A complete front yard makeover with new fencing, gate, mailbox, irrigation system, garden beds and plants.
The project
We live on a corner block, so our front garden extends to meet our back garden, which is actually the side of the house and perpendicular to our front garden. This is how it looked before I started.

I had a garden design appointment with a nursery to work out the best plants and best way forward. This is the plan I settled on. (The letters are for different types of plants - I had a very big list).

I had Jim's Diggers come in with a little bulldozer to level the site properly. Then I covered the in-ground parts of the gate posts in bitumen paint to protect them. I painted to 10cm above the surface.

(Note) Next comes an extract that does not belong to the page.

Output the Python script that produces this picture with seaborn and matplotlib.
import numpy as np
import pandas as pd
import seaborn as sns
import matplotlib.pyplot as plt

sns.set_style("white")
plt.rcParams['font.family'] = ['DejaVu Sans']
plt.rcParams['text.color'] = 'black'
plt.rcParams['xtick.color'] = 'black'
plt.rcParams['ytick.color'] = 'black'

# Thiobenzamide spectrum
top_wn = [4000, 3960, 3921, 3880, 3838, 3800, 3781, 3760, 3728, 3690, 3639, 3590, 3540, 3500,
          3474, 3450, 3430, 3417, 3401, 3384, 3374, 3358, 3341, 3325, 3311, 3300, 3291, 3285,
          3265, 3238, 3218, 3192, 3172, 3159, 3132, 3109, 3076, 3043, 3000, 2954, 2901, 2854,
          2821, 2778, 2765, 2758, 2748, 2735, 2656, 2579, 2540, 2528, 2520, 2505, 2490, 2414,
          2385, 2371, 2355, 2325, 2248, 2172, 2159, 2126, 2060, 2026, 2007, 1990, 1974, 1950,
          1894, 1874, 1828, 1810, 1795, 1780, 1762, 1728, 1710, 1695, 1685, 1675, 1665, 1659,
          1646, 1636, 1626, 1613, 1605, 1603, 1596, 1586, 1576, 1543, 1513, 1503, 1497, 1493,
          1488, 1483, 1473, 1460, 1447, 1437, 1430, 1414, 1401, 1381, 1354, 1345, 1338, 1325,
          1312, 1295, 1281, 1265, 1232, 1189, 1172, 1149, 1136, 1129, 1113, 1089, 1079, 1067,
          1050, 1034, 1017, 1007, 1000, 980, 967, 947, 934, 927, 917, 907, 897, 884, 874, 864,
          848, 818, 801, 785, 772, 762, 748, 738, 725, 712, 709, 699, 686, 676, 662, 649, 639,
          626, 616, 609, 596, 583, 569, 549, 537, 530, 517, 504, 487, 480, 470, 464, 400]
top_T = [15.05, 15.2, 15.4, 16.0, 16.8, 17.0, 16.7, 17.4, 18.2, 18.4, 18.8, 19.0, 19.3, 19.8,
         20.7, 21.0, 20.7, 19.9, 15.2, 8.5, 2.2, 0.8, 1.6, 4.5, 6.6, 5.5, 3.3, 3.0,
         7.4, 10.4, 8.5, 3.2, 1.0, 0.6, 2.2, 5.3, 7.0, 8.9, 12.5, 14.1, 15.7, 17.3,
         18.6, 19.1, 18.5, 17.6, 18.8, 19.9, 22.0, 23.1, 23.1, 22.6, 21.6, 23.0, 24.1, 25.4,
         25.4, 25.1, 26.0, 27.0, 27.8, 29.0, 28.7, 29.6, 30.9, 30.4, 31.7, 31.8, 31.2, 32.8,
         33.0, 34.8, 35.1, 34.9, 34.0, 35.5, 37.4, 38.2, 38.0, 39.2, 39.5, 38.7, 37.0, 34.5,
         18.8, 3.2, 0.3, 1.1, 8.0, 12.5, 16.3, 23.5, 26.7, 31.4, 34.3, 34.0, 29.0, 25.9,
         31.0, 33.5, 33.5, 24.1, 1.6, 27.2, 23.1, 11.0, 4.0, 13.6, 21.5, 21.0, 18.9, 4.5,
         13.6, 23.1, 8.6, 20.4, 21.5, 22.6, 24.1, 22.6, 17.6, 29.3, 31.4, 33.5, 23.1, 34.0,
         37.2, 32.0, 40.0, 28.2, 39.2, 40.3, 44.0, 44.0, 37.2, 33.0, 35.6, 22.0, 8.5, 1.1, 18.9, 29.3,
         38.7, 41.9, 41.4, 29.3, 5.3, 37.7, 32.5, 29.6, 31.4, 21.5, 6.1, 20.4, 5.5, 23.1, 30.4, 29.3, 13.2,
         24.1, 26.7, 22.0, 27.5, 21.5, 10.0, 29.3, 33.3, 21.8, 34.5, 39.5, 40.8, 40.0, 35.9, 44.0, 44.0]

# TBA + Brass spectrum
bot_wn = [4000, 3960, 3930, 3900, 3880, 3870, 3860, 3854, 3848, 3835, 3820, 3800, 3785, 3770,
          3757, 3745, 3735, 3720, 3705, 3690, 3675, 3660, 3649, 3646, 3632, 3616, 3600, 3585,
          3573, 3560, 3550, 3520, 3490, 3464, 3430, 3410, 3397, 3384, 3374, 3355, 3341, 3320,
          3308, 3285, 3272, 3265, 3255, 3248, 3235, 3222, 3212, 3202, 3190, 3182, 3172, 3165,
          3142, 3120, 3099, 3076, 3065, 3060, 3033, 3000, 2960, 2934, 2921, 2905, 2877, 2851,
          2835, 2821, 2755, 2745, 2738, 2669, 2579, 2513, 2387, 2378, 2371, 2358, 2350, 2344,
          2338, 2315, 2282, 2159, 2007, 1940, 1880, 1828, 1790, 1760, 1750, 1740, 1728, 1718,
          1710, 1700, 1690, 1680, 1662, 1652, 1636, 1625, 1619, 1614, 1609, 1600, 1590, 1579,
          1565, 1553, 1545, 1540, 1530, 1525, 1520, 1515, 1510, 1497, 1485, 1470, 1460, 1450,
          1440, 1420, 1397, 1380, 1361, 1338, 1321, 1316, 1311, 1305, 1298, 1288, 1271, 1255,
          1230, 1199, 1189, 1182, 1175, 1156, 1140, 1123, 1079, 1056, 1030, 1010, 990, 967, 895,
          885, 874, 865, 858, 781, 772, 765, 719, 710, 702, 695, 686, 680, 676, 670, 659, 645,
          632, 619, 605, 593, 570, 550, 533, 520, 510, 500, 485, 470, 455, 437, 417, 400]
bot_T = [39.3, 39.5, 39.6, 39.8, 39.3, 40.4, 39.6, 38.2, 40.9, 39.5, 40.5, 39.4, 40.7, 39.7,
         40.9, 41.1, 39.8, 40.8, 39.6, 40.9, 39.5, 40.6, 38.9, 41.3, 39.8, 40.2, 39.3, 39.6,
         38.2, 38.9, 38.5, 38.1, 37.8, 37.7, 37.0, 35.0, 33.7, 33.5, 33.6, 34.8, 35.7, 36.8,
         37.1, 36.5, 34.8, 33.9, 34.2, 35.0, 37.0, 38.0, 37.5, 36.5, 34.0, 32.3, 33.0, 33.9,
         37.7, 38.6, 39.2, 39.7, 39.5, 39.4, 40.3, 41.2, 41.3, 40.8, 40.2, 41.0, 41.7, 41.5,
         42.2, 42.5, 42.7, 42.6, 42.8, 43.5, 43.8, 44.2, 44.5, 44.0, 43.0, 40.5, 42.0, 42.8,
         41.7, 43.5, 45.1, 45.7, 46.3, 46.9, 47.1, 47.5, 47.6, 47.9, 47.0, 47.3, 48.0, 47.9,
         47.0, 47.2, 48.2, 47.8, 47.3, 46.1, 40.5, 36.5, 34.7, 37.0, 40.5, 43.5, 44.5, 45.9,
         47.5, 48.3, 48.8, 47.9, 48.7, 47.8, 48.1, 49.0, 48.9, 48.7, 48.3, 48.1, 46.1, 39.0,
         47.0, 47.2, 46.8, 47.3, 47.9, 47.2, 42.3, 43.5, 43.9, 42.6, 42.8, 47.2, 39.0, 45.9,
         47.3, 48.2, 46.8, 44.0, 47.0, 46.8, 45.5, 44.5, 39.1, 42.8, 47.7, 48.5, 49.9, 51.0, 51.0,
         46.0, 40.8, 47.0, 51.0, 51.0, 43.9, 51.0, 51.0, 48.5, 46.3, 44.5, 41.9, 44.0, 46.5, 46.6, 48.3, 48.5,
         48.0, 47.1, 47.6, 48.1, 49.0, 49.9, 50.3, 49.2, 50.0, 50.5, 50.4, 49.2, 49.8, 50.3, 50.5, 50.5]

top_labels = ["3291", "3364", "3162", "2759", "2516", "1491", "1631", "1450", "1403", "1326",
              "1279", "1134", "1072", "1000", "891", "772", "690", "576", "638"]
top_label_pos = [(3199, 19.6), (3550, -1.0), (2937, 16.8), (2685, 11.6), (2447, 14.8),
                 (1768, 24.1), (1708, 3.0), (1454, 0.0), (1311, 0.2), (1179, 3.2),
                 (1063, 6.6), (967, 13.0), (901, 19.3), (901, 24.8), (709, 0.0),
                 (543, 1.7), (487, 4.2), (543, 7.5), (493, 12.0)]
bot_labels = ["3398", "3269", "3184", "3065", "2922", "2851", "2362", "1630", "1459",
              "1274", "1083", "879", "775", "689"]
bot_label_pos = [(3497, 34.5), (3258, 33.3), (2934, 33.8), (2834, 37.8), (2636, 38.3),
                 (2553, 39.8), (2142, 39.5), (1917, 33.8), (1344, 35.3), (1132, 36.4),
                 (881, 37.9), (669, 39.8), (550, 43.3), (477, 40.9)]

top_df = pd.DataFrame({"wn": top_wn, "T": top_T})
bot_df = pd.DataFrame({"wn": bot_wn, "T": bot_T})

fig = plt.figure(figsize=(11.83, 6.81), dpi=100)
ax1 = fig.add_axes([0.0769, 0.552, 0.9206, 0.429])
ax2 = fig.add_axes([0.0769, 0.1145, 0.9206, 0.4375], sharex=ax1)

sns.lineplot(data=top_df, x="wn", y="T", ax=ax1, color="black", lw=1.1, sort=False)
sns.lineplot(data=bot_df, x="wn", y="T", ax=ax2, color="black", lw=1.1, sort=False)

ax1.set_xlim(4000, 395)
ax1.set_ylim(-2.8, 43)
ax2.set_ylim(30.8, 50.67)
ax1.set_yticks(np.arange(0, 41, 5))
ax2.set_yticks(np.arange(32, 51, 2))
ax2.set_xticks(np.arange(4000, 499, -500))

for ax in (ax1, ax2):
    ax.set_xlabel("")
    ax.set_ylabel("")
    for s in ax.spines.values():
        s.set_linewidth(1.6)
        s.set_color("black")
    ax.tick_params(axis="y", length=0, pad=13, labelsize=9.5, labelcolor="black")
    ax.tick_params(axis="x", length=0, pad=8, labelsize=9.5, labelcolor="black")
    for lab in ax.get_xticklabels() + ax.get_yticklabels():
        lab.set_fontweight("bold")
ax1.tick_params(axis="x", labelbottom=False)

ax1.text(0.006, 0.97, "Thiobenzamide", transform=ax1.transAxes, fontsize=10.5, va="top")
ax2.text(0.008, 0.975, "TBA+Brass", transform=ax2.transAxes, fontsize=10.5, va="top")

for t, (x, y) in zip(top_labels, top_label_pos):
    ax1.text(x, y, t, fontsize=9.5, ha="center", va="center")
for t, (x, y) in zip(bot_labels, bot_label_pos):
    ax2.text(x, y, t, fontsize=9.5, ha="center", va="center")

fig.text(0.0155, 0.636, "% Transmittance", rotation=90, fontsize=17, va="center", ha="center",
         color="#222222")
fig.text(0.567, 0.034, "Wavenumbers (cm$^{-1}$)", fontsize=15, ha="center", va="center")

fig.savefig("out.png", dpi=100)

The end of the post is not painted to allow any water that might come in from the top to drain back out.

I used a string line to make sure things were put in the right places.

Then I installed the 2.4m fence posts. I drew the line I wanted into the soil, then marked the fence posts with a yellow spike before digging each hole. Each hole is 600mm deep and has about two-fifths of a bag of concrete.

I used tennis court wire as part of the fence.I also ran lengths of normal fencing wire above the tennis court wire through the remaining holes in the fence posts.

Starting to put some plants in place.

In the native garden, it was much smaller and I only had to trench the one line. Here you see the pipe being run, and at the end I have a flush valve.

Laying out plants. You can see the placeholder pipes coming out of the surface.

Here is the irrigation system in place, powered by a Holman WX8. The setup consists of five Solenoid Valves to cover all the garden areas, one Solenoid Master Valve, one Pressure Reducer with built-in filter and one Backflow Preventer.

Laying out a ton of Eze Drip Irrigation tube. Almost all of it was looped. There are only two spots in the whole garden where I have dead-end drip lines and that's because there wasn't space to loop them around even with a 90-degree joint.

While I was at it, I trenched the lawn to install popup sprinklers. I ended up buying the Ozito lawn edger just to make cutting through the ground with minimal damage easier.
For the popup sprinklers, I have used 100mm popups, and rotary sprinkler heads. I didn't know much about popup sprinklers, but just assumed I wanted the typical fan spray style sprinklers.
After doing tons of research, I discovered rotary sprinklers, which shoot little jets of water at alternating lengths. They don't consume a lot of water, are fairly wind resistant and therefore I was able to do my entire lawn with just six sprinklers.
I wanted an old medieval feel to the door at the main entrance to the garden. I used 100 x 25mm treated Pine sleepers as the main door front, and 70 x 25mm treated Pine for the frame.

Here's the finished and planted native garden with the beautiful postbox from Bunnings and stained the doorway entrance.

Then I installed stone pavers for the path. I decided not to set them into the ground as they'd be lost into the mulch when put in.